Why do so many people claim 0.50 or better group size with them?
And why did most gun makers start using them? Not custom makers of course but factory makers?
Disclaimer I had my two bench guns switched over to shouldered but they did shoot good with nuts, I just wanted to squeeze that little bit more out of them.
 
The bore is not in the exact center of the barrel. Some like to time it so the high or the low spot ends up at 6 or 12 o'clock. So, from the perspective of the bore, it points up or down.
 
From a machine design perspective, a shoulder is much better, but a nut will help compensate for many unknowns in the manufacturing process, one of which may be lack of precision in machinery and operators.
Once torqued properly, if your nut loosens, you have bigger problems.
The nut behind the trigger is the PID factor in the whole process, hardest to tune, and on Pareto analysis, both the root cause in "what is wrong" threads and the best part to fix.
Some can't be fixed, should take up golf, and then argue investment cast vs. forged, or graphite vs.
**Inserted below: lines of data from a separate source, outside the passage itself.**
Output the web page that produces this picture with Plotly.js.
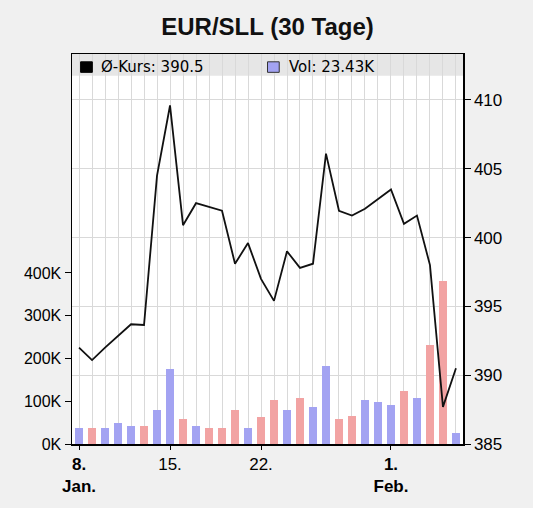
<!DOCTYPE html>
<html>
<head>
<meta charset="utf-8">
<script src="https://cdn.plot.ly/plotly-3.0.1.min.js"></script>
<style>
  body { margin: 0; background: #f0f0f0; }
  #plotly { width: 533px; height: 508px; }
</style>
</head>
<body>
<div id="plotly"></div>
<script>
var days = [
  '2010-01-08', '2010-01-09', '2010-01-10', '2010-01-11', '2010-01-12',
  '2010-01-13', '2010-01-14', '2010-01-15', '2010-01-16', '2010-01-17',
  '2010-01-18', '2010-01-19', '2010-01-20', '2010-01-21', '2010-01-22',
  '2010-01-23', '2010-01-24', '2010-01-25', '2010-01-26', '2010-01-27',
  '2010-01-28', '2010-01-29', '2010-01-30', '2010-01-31', '2010-02-01',
  '2010-02-02', '2010-02-03', '2010-02-04', '2010-02-05', '2010-02-06'
];

var kurs = [
  392.0, 391.1, 392.0, 392.85, 393.7, 393.65, 404.5, 409.6, 400.9, 402.5,
  402.2, 401.95, 398.1, 399.6, 397.0, 395.4, 399.0, 397.8, 398.1, 406.1,
  401.95, 401.6, 402.1, 402.8, 403.5, 401.0, 401.6, 398.0, 387.7, 390.5
];

var vol = [
  36700, 36700, 36700, 49900, 42000, 42000, 78800, 174600, 57700, 42000,
  37400, 37400, 78800, 36700, 62400, 103700, 78800, 107600, 87300, 182500,
  57700, 66300, 103700, 99000, 91200, 124000, 107600, 232300, 382000, 25000
];

var tickDays = ['2010-01-08', '2010-01-15', '2010-01-22', '2010-02-01'];
var tickText = ['<b>8.</b><br><b>Jan.</b>', '15.<br> ', '22.<br> ', '<b>1.</b><br><b>Feb.</b>'];

var kursLabel = 'Ø-Kurs: 390.5';
var volLabel = 'Vol: 23.43K';

// bar colour follows the day's price move
var barColors = kurs.map(function (k, i) {
  return (i === 0 || k > kurs[i - 1]) ? '#a3a3f2' : '#f2a3a3';
});

var volTrace = {
  x: days,
  y: vol,
  type: 'bar',
  width: 0.6 * 86400000,
  marker: { color: barColors },
  yaxis: 'y',
  hoverinfo: 'skip'
};

var kursTrace = {
  x: days,
  y: kurs,
  type: 'scatter',
  mode: 'lines',
  line: { color: '#111111', width: 1.8 },
  yaxis: 'y2',
  hoverinfo: 'skip'
};

var font = { family: 'Liberation Sans, Arial, sans-serif', size: 16, color: '#000' };
var legendFont = { family: 'DejaVu Sans, sans-serif', size: 15, color: '#000' };

var layout = {
  width: 533,
  height: 508,
  margin: { l: 72, r: 70, t: 54, b: 64 },
  paper_bgcolor: '#f0f0f0',
  plot_bgcolor: '#ffffff',
  showlegend: false,
  font: font,
  title: {
    text: '<b>EUR/SLL (30 Tage)</b>',
    font: { family: 'Liberation Sans, Arial, sans-serif', size: 24, color: '#111' },
    x: 0.5, xref: 'paper', xanchor: 'center',
    y: 0.947, yanchor: 'middle'
  },
  xaxis: {
    type: 'date',
    range: ['2010-01-07 11:00', '2010-02-06 13:00'],
    tickvals: tickDays,
    ticktext: tickText,
    ticks: 'outside',
    ticklen: 4,
    tickcolor: '#000',
    showgrid: true,
    gridcolor: '#d9d9d9',
    minor: { dtick: 86400000, tick0: '2010-01-08', showgrid: true, gridcolor: '#d9d9d9', ticks: '' },
    showline: true,
    linecolor: '#000',
    linewidth: 1.5,
    mirror: true,
    tickfont: { family: 'Liberation Sans, Arial, sans-serif', size: 17, color: '#000' },
    fixedrange: true
  },
  yaxis: {
    range: [0, 912000],
    tickvals: [0, 100000, 200000, 300000, 400000],
    ticktext: ['0K', '100K', '200K', '300K', '400K'],
    ticks: 'outside',
    ticklen: 6,
    tickcolor: '#000',
    showgrid: false,
    zeroline: false,
    showline: true,
    linecolor: '#000',
    linewidth: 1.5,
    tickfont: font,
    fixedrange: true
  },
  yaxis2: {
    overlaying: 'y',
    side: 'right',
    range: [385, 413.34],
    tickvals: [385, 390, 395, 400, 405, 410],
    ticks: 'outside',
    ticklen: 6,
    tickcolor: '#000',
    showgrid: true,
    gridcolor: '#d9d9d9',
    zeroline: false,
    showline: true,
    linecolor: '#000',
    linewidth: 1.5,
    tickfont: { family: 'Liberation Sans, Arial, sans-serif', size: 17, color: '#000' },
    fixedrange: true
  },
  shapes: [
    // legend band at the top of the plot
    { type: 'rect', xref: 'paper', yref: 'paper', x0: 0, x1: 1, y0: 0.944, y1: 1,
      fillcolor: '#e6e6e6', line: { width: 0 }, layer: 'below' },
    { type: 'rect', xref: 'paper', yref: 'paper', x0: 0.022, x1: 0.052, y0: 0.953, y1: 0.98,
      fillcolor: '#000', line: { color: '#000', width: 1 } },
    { type: 'rect', xref: 'paper', yref: 'paper', x0: 0.5, x1: 0.53, y0: 0.953, y1: 0.98,
      fillcolor: '#a3a3f2', line: { color: '#333', width: 1 } }
  ],
  annotations: [
    { text: kursLabel, xref: 'paper', yref: 'paper', x: 0.07, y: 0.967,
      xanchor: 'left', yanchor: 'middle', showarrow: false, font: legendFont },
    { text: volLabel, xref: 'paper', yref: 'paper', x: 0.55, y: 0.967,
      xanchor: 'left', yanchor: 'middle', showarrow: false, font: legendFont }
  ],
  bargap: 0
};

Plotly.newPlot('plotly', [volTrace, kursTrace], layout, { displayModeBar: false, staticPlot: true });
</script>
</body>
</html>
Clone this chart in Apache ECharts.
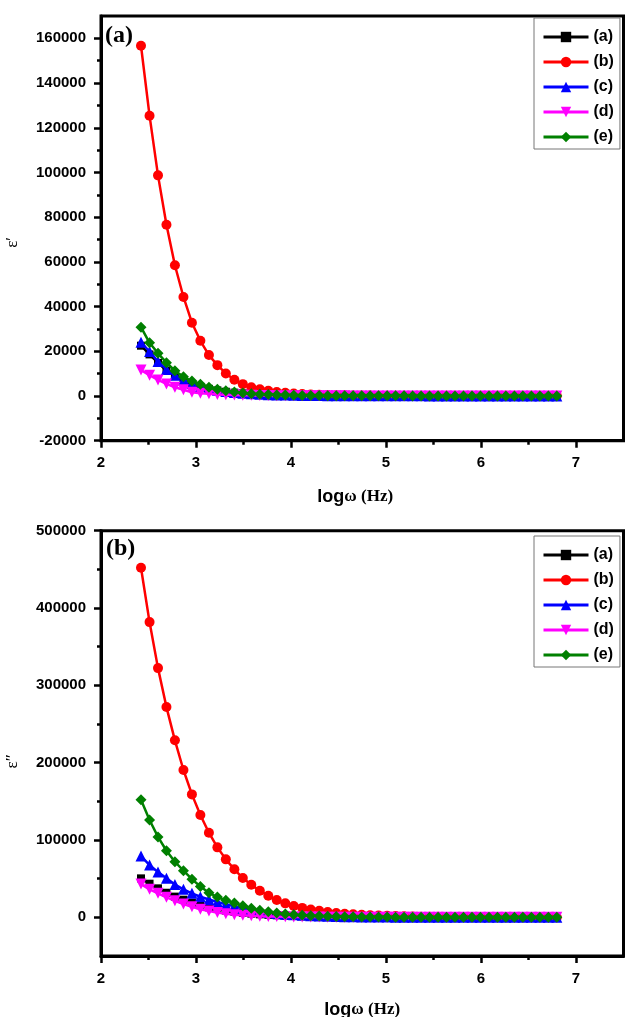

CrMo.
 
My opinion...
A well machined shoulder is a very good way to "point" a barrel. Threads pull the shoulder tight, thats all. In this situation the quality of the threads are relatively unimportant. When you go to a "floating shoulder" which is what a nut is, you transfer the job of point the barrel to the threads. I believe this to be a less precise way of doing the job and the quality of the threads becomes more important. Even with perfect threads I still feel a solid shoulder is more precise. Im not aware of any engineered part that relies on threads for alignment.

THIS! ^^^^^^ !!!!!!
 
Not a gunsmith but a question for those of you who are.
If the barrel nut is so bad why are Savages on the most part so accurate?
Why do so many people claim 0.50 or better group size with them?
And why did most gun makers start using them? Not custom makers of course but factory makers?
Disclaimer I had my two bench guns switched over to shouldered but they did shoot good with nuts, I just wanted to squeeze that little bit more out of them.
Accuracy in the .5 inch at 100 yards does not impress a lot of target shooters. If that is all the accuracy you need then it is good enough.
 
I swap shouldered barrels all the time. I make sure I chamber them so they headspace properly.
I have done that too but had to have a bunch of recoil lugs of different thickness to make it work.
Between factory barrels and different gunsmiths that have done work for me they are all different specs.
When I setback or rethroat a shoulded barrel, I just knock off the shoulder and do what needs to be done, it gives the barrel a new lease on life and is farbetter that chucking it which is what you would end up having to do.

Dean
 
Accuracy in the .5 inch at 100 yards does not impress a lot of target shooters. If that is all the accuracy you need then it is good enough.

I think part of this might be due to many factory barrels being bragged about as really good shooting 1/2moa and also many lower cost button barrels being offered in a barrel nut configuration.

I have two Criterion remage guns (4 CBI barrels total) and they are all shooters. My 260AI has shot in the .1's but averages around .25-.3 unless I really screw things up, which happens.